Beyond photovoltaics, Saliba's semiconductor research extends to other high-performance optoelectronic architectures. This includes the development of light-emitting diodes (LEDs), lasers, photodetectors, and ultra-fast scintillators used in medical diagnostics. His foundational work also encompasses light-matter interactions in plasmonic nanostructures and photon recycling within thin-film devices.

== Selected publications ==
Saliba has authored over 250 scientific publications and holds multiple patents in the fields of perovskite optoelectronics, photovoltaics, and plasmonics. Notable research contributions include:

- Saliba, Michael (2016). "Cesium-containing triple cation perovskite solar cells: improved stability, reproducibility and high efficiency"
- Saliba, Michael (2016). "Incorporation of rubidium cations into perovskite solar cells improves photovoltaic performance"
- Turren-Cruz, Silver-Hamill (2018). "Methylammonium-free, high-performance, and stable perovskite solar cells on a planar architecture"

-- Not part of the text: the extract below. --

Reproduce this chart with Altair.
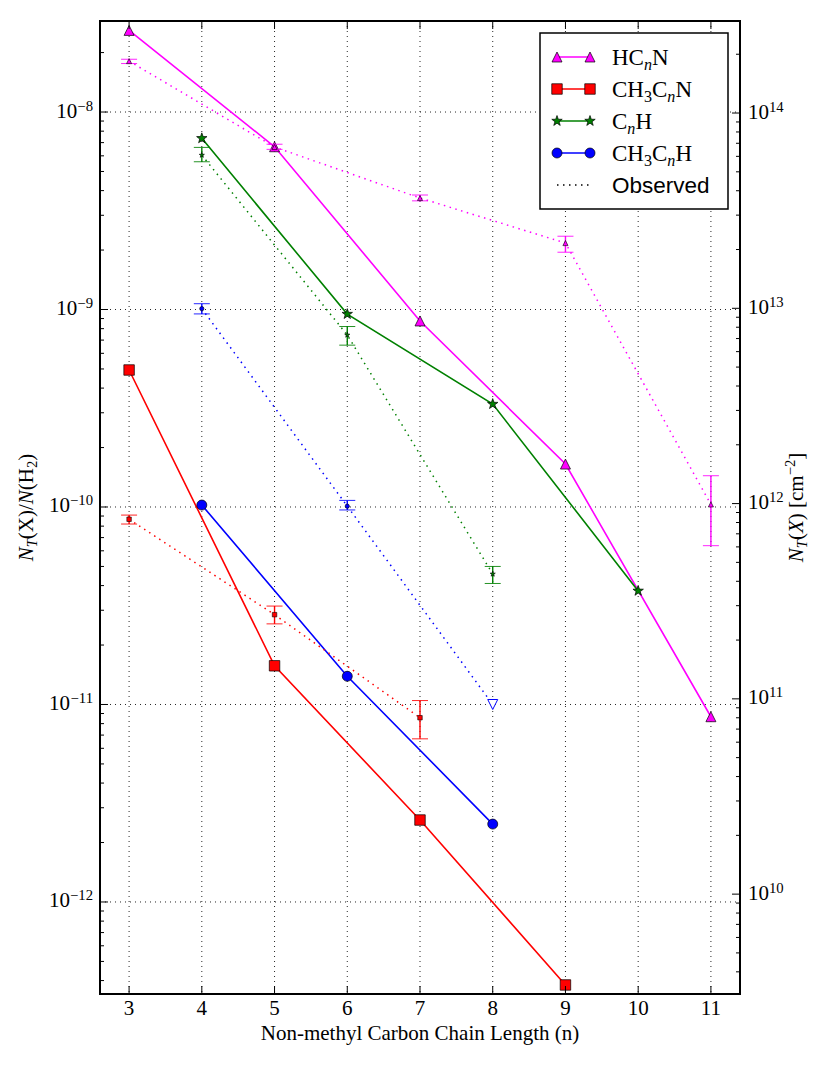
import math
import altair as alt
import pandas as pd

# ---------------- data ----------------
HC_N = [3, 5, 7, 9, 11]
HC_MODEL = [2.59e-8, 6.67e-9, 8.75e-10, 1.65e-10, 8.67e-12]
HC_OBS = [1.81e-8, 6.65e-9, 3.67e-9, 2.17e-9, 1.03e-10]
HC_OBS_HI = [1.85e-8, 6.87e-9, 3.80e-9, 2.35e-9, 1.44e-10]
HC_OBS_LO = [1.76e-8, 6.47e-9, 3.55e-9, 1.95e-9, 6.37e-11]

CH3CN_N = [3, 5, 7, 9]
CH3CN_MODEL = [4.94e-10, 1.57e-11, 2.60e-12, 3.80e-13]
CH3CN_OBS_N = [3, 5, 7]
CH3CN_OBS = [8.67e-11, 2.85e-11, 8.57e-12]
CH3CN_OBS_HI = [9.10e-11, 3.15e-11, 1.047e-11]
CH3CN_OBS_LO = [8.20e-11, 2.56e-11, 6.70e-12]

CNH_N = [4, 6, 8, 10]
CNH_MODEL = [7.36e-9, 9.48e-10, 3.32e-10, 3.76e-11]
CNH_OBS_N = [4, 6, 8]
CNH_OBS = [6.05e-9, 7.43e-10, 4.58e-11]
CNH_OBS_HI = [6.62e-9, 8.20e-10, 5.00e-11]
CNH_OBS_LO = [5.60e-9, 6.60e-10, 4.10e-11]

CH3CH_N = [4, 6, 8]
CH3CH_MODEL = [1.023e-10, 1.39e-11, 2.48e-12]
CH3CH_OBS_N = [4, 6]
CH3CH_OBS = [1.01e-9, 1.01e-10]
CH3CH_OBS_HI = [1.07e-9, 1.08e-10]
CH3CH_OBS_LO = [9.50e-10, 9.66e-11]
CH3CH_LIMIT_N = [8]
CH3CH_LIMIT = [1.0e-11]

X_TICKS = [3, 4, 5, 6, 7, 8, 9, 10, 11]
LEFT_EXP = [-12, -11, -10, -9, -8]
RIGHT_EXP = [10, 11, 12, 13, 14]
X_DOMAIN = [2.6, 11.4]
Y_DOMAIN = [3.42e-13, 2.89e-8]
YR_DOMAIN = [3.08e9, 2.96e14]

X_TITLE = "Non-methyl Carbon Chain Length (n)"
LEFT_TITLE = [("N", "it"), ("T", "subit"), ("(X)/", "rm"), ("N", "it"),
              ("(H", "rm"), ("2", "sub"), (")", "rm")]
RIGHT_TITLE = [("N", "it"), ("T", "subit"), ("(", "rm"), ("X", "it"), (")", "rm"),
               ("0.25", "gap"), ("[cm", "rm"), ("\u22122", "sup"), ("]", "rm")]
LEGEND_LABELS = [
    [("HC", "rm"), ("n", "subit"), ("N", "rm")],
    [("CH", "rm"), ("3", "sub"), ("C", "rm"), ("n", "subit"), ("N", "rm")],
    [("C", "rm"), ("n", "subit"), ("H", "rm")],
    [("CH", "rm"), ("3", "sub"), ("C", "rm"), ("n", "subit"), ("H", "rm")],
]
OBS_LABEL = "Observed"

# ---------------- styling ----------------
W, H = 640, 973
SERIF = "Liberation Serif"
SANS = "Liberation Sans"
FS = 21
EXP_FS = FS * 0.7
MAGENTA, RED, GREEN, BLUE = "#ff00ff", "#ff0000", "#008000", "#0000ff"

TRI_UP = "M0,-1L1,1L-1,1Z"
TRI_DN = "M0,1L1,-1L-1,-1Z"
_pts = []
for i in range(10):
    a = math.radians(-90 + 36 * i)
    r = 1.0 if i % 2 == 0 else 0.4
    _pts.append(f"{r * math.cos(a):.3f},{r * math.sin(a):.3f}")
STAR = "M" + "L".join(_pts) + "Z"

XS = alt.Scale(domain=X_DOMAIN, nice=False, zero=False)
YS = alt.Scale(type="log", domain=Y_DOMAIN, nice=False)
YR = alt.Scale(type="log", domain=YR_DOMAIN, nice=False)

ONE = pd.DataFrame({"k": [0]})

RM_W = {" ": 250, "(": 333, ")": 333, "/": 278, "[": 333, "]": 333, "\u2212": 564,
        "C": 667, "H": 722, "N": 722, "X": 722, "T": 611, "c": 444, "m": 778, "n": 500}
IT_W = {"N": 667, "T": 556, "X": 611, "n": 500}


def _w(s, italic):
    t = IT_W if italic else RM_W
    return sum(t.get(c, 500) for c in s) / 1000.0


def rich(pieces, x, y, size, angle=0, anchor="left", font=SERIF):
    items = []
    off = 0.0
    for txt, kind in pieces:
        if kind == "gap":
            off += float(txt) * size
            continue
        small = kind in ("sub", "subit", "sup")
        italic = kind in ("it", "subit")
        fs = size * 0.7 if small else size
        if kind in ("sub", "subit"):
            sh = 0.2 * size
        elif kind == "sup":
            sh = -0.38 * size
        else:
            sh = 0
        items.append((txt, off, sh, fs, italic))
        off += _w(txt, italic) * fs
    start = {"left": 0.0, "center": -off / 2, "right": -off}[anchor]
    out = []
    for txt, o, sh, fs, it in items:
        kw = dict(align="left", baseline="alphabetic", dx=start + o, dy=sh,
                  font=font, fontSize=fs, color="black")
        if angle:
            kw["angle"] = angle
        if it:
            kw["fontStyle"] = "italic"
        out.append(alt.Chart(ONE).mark_text(**kw).encode(
            x=alt.value(x), y=alt.value(y), text=alt.value(txt)))
    return out


def enc_xy(ch, yfield="v"):
    return ch.encode(x=alt.X("n:Q", scale=XS, axis=None),
                     y=alt.Y(f"{yfield}:Q", scale=YS, axis=None))


def model_layers(n, v, color, shape, size):
    df = pd.DataFrame({"n": n, "v": v})
    line = enc_xy(alt.Chart(df).mark_line(color=color, strokeWidth=1.6))
    pts = enc_xy(alt.Chart(df).mark_point(shape=shape, filled=True, fill=color,
                                          stroke="black", strokeWidth=0.7,
                                          size=size, opacity=1))
    return [line, pts]


def obs_layers(n, v, lo, hi, color, shape, size, extra_n=(), extra_v=()):
    df = pd.DataFrame({"n": n, "v": v, "lo": lo, "hi": hi})
    ln = pd.DataFrame({"n": list(n) + list(extra_n), "v": list(v) + list(extra_v)})
    line = enc_xy(alt.Chart(ln).mark_line(color=color, strokeWidth=1.5,
                                          strokeDash=[1.5, 4.5]))
    bar = alt.Chart(df).mark_rule(color=color, strokeWidth=1.4).encode(
        x=alt.X("n:Q", scale=XS, axis=None),
        y=alt.Y("lo:Q", scale=YS, axis=None), y2="hi:Q")
    caps = []
    for f in ("lo", "hi"):
        caps.append(enc_xy(alt.Chart(df).mark_point(
            shape="stroke", size=256, stroke=color, strokeWidth=1,
            opacity=0.85), f))
    pts = enc_xy(alt.Chart(df).mark_point(shape=shape, filled=True, fill=color,
                                          stroke="black", strokeWidth=0.6,
                                          size=size, opacity=1))
    return [line, bar] + caps + [pts]


# ---------------- grid, ticks, tick labels ----------------
ymajor = [10.0 ** e for e in LEFT_EXP]
xt = pd.DataFrame({"n": X_TICKS})
GRID = dict(color="black", strokeWidth=1, strokeDash=[1, 4], opacity=0.85)
grid = [
    alt.Chart(xt).mark_rule(**GRID).encode(
        x=alt.X("n:Q", scale=XS, axis=None), y=alt.value(0), y2=alt.value(H)),
    alt.Chart(pd.DataFrame({"v": ymajor})).mark_rule(**GRID).encode(
        y=alt.Y("v:Q", scale=YS, axis=None), x=alt.value(0), x2=alt.value(W)),
]


def yticks(vals, scale, x0, x1):
    return alt.Chart(pd.DataFrame({"v": vals})).mark_rule(
        color="black", strokeWidth=1).encode(
        y=alt.Y("v:Q", scale=scale, axis=None), x=alt.value(x0), x2=alt.value(x1))


def minors(lo, hi, e0, e1):
    return [k * 10.0 ** e for e in range(e0, e1) for k in range(2, 10)
            if lo <= k * 10.0 ** e <= hi]


left_ticks = [yticks(ymajor, YS, 0, 8),
              yticks(minors(Y_DOMAIN[0], Y_DOMAIN[1], -13, -7), YS, 0, 4)]
x_ticks = [alt.Chart(xt).mark_rule(color="black", strokeWidth=1).encode(
    x=alt.X("n:Q", scale=XS, axis=None), y=alt.value(a), y2=alt.value(b))
    for a, b in ((H, H - 8), (0, 8))]

x_labels = [
    alt.Chart(xt).mark_text(align="center", baseline="alphabetic", font=SERIF,
                            fontSize=FS, color="black").encode(
        x=alt.X("n:Q", scale=XS, axis=None), y=alt.value(H + 21), text="n:Q"),
    alt.Chart(ONE).mark_text(align="center", baseline="alphabetic", font=SERIF,
                             fontSize=FS, color="black").encode(
        x=alt.value(W / 2), y=alt.value(H + 46), text=alt.value(X_TITLE)),
]

# left tick labels 10^e
llab = alt.Chart(pd.DataFrame({"e": LEFT_EXP})).transform_calculate(
    v="pow(10, datum.e)", s="'\u2212' + toString(abs(datum.e))",
    d="length(toString(abs(datum.e)))")
left_labels = []
for d in (1, 2):
    expw = (0.564 + 0.5 * d) * EXP_FS
    sub = llab.transform_filter(f"datum.d == {d}")
    left_labels.append(sub.mark_text(align="right", baseline="alphabetic",
                                     dx=-7 - expw, dy=5.5, font=SERIF, fontSize=FS,
                                     color="black").encode(
        x=alt.value(0), y=alt.Y("v:Q", scale=YS, axis=None), text=alt.value("10")))
    left_labels.append(sub.mark_text(align="right", baseline="alphabetic",
                                     dx=-7, dy=-1.5, font=SERIF, fontSize=EXP_FS,
                                     color="black").encode(
        x=alt.value(0), y=alt.Y("v:Q", scale=YS, axis=None), text="s:N"))

# ---------------- series ----------------
series = []
series += model_layers(HC_N, HC_MODEL, MAGENTA, TRI_UP, 100)
series += model_layers(CH3CN_N, CH3CN_MODEL, RED, "square", 110)
series += model_layers(CNH_N, CNH_MODEL, GREEN, STAR, 120)
series += model_layers(CH3CH_N, CH3CH_MODEL, BLUE, "circle", 100)
series += obs_layers(HC_N, HC_OBS, HC_OBS_LO, HC_OBS_HI, MAGENTA, TRI_UP, 26)
series += obs_layers(CH3CN_OBS_N, CH3CN_OBS, CH3CN_OBS_LO, CH3CN_OBS_HI, RED, "square", 20)
series += obs_layers(CNH_OBS_N, CNH_OBS, CNH_OBS_LO, CNH_OBS_HI, GREEN, STAR, 30)
series += obs_layers(CH3CH_OBS_N, CH3CH_OBS, CH3CH_OBS_LO, CH3CH_OBS_HI, BLUE, "circle", 18,
                     CH3CH_LIMIT_N, CH3CH_LIMIT)
series.append(enc_xy(alt.Chart(pd.DataFrame({"n": CH3CH_LIMIT_N, "v": CH3CH_LIMIT}))
                     .mark_point(shape=TRI_DN, filled=False, fill="white", stroke=BLUE,
                                 strokeWidth=1, size=100, opacity=1)))

# ---------------- legend ----------------
LX0, LX1, LY0, LY1 = 440, 628, 12, 188
ROWS = [36, 68, 100, 132, 164]
legend = [alt.Chart(ONE).mark_rect(fill="white", stroke="black", strokeWidth=1.5).encode(
    x=alt.value(LX0), x2=alt.value(LX1), y=alt.value(LY0), y2=alt.value(LY1))]
leg_style = [(MAGENTA, TRI_UP, 100), (RED, "square", 110), (GREEN, STAR, 120),
             (BLUE, "circle", 100)]
for ry, (col, shp, sz), pieces in zip(ROWS, leg_style, LEGEND_LABELS):
    legend.append(alt.Chart(ONE).mark_rule(color=col, strokeWidth=1.6).encode(
        x=alt.value(457), x2=alt.value(490), y=alt.value(ry)))
    for mx in (457, 490):
        legend.append(alt.Chart(ONE).mark_point(
            shape=shp, filled=True, fill=col, stroke="black", strokeWidth=0.7,
            size=sz, opacity=1).encode(x=alt.value(mx), y=alt.value(ry)))
    legend += rich(pieces, 512, ry + 8, 23)
legend.append(alt.Chart(ONE).mark_rule(color="black", strokeWidth=1.5,
                                       strokeDash=[1.5, 4.5]).encode(
    x=alt.value(457), x2=alt.value(492), y=alt.value(ROWS[4])))
legend.append(alt.Chart(ONE).mark_text(align="left", baseline="alphabetic", font=SANS,
                                       fontSize=22.5, color="black").encode(
    x=alt.value(512), y=alt.value(ROWS[4] + 8), text=alt.value(OBS_LABEL)))

titles = rich(LEFT_TITLE, -67, H / 2, FS, angle=270, anchor="center")
titles += rich(RIGHT_TITLE, 703, H / 2, FS, angle=270, anchor="center")

left_group = alt.layer(*grid, *series, *legend, *left_ticks, *x_ticks,
                       *x_labels, *left_labels, *titles)

# ---------------- right axis (own scale) ----------------
rmajor = [10.0 ** e for e in RIGHT_EXP]
rlab = alt.Chart(pd.DataFrame({"e": RIGHT_EXP})).transform_calculate(
    v="pow(10, datum.e)", s="toString(datum.e)")
right_group = alt.layer(
    yticks(rmajor, YR, W, W - 8),
    yticks(minors(YR_DOMAIN[0], YR_DOMAIN[1], 9, 15), YR, W, W - 4),
    rlab.mark_text(align="left", baseline="alphabetic", dy=5.5, font=SERIF,
                   fontSize=FS, color="black").encode(
        x=alt.value(W + 8), y=alt.Y("v:Q", scale=YR, axis=None), text=alt.value("10")),
    rlab.mark_text(align="left", baseline="alphabetic", dy=-1.5, font=SERIF,
                   fontSize=EXP_FS, color="black").encode(
        x=alt.value(W + 8 + FS), y=alt.Y("v:Q", scale=YR, axis=None), text="s:N"),
)

chart = alt.layer(left_group, right_group).resolve_scale(y="independent").properties(
    width=W, height=H,
    padding={"left": 92, "top": 13, "right": 80, "bottom": 60},
    autosize=alt.AutoSizeParams(type="none"),
    background="white",
).configure_view(stroke="black", strokeWidth=2)

chart.save("out.html", embed_options={"renderer": "svg", "actions": False})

== Awards and recognition ==
Saliba has been consistently listed as a Highly Cited Researcher by Clarivate since 2018. His contributions to materials science and photovoltaics have been recognized with the following international and national honors:

- 2026: Elected Member of the Acatech (German Academy of Science and Engineering).
- 2024: Stuart R. Wenham Young Professional Award, IEEE PVSC.
- 2023: Helmholtz High Impact Award.
- 2023: Kavli Foundation Early Career Lectureship in Materials Science, MRS.
- 2022: EU-40 Materials Prize, E-MRS.
- 2021: Curious Minds Research Award, Merck.
- 2021: ERC Starting Grant.
- 2020: Heinz Maier-Leibnitz-Preis, DFG.
- 2017: TR35, MIT Technology Review.
- 2017: Fraunhofer UMSICHT Science Award.
- 2016: Young Scientist Award, German University Association (DHV).

== Professional service ==
Saliba holds several leadership positions in international scientific organizations and academic publishing. He is the founding Editor-in-Chief of the journal EES Solar from the Royal Society of Chemistry. He serves on the editorial advisory boards of several leading journals, including ACS Energy Letters and Materials Today.

In the realm of research governance, Saliba has been a prominent advocate for the next generation of researchers, serving as Co-Chair of the Global Young Academy (2020–2022) and a Board Member of the Young Academy of Germany (2020–2021). Within his home institution, he serves as the Speaker for the DFG-funded Graduate School for "Quantum Engineering" at the University of Stuttgart. Furthermore, he convenes major international scientific gatherings, such as the 2025 Nature Conference "Advancing Perovskite-Based Photovoltaics," which addressed the transition from fundamental research to industrial deployment.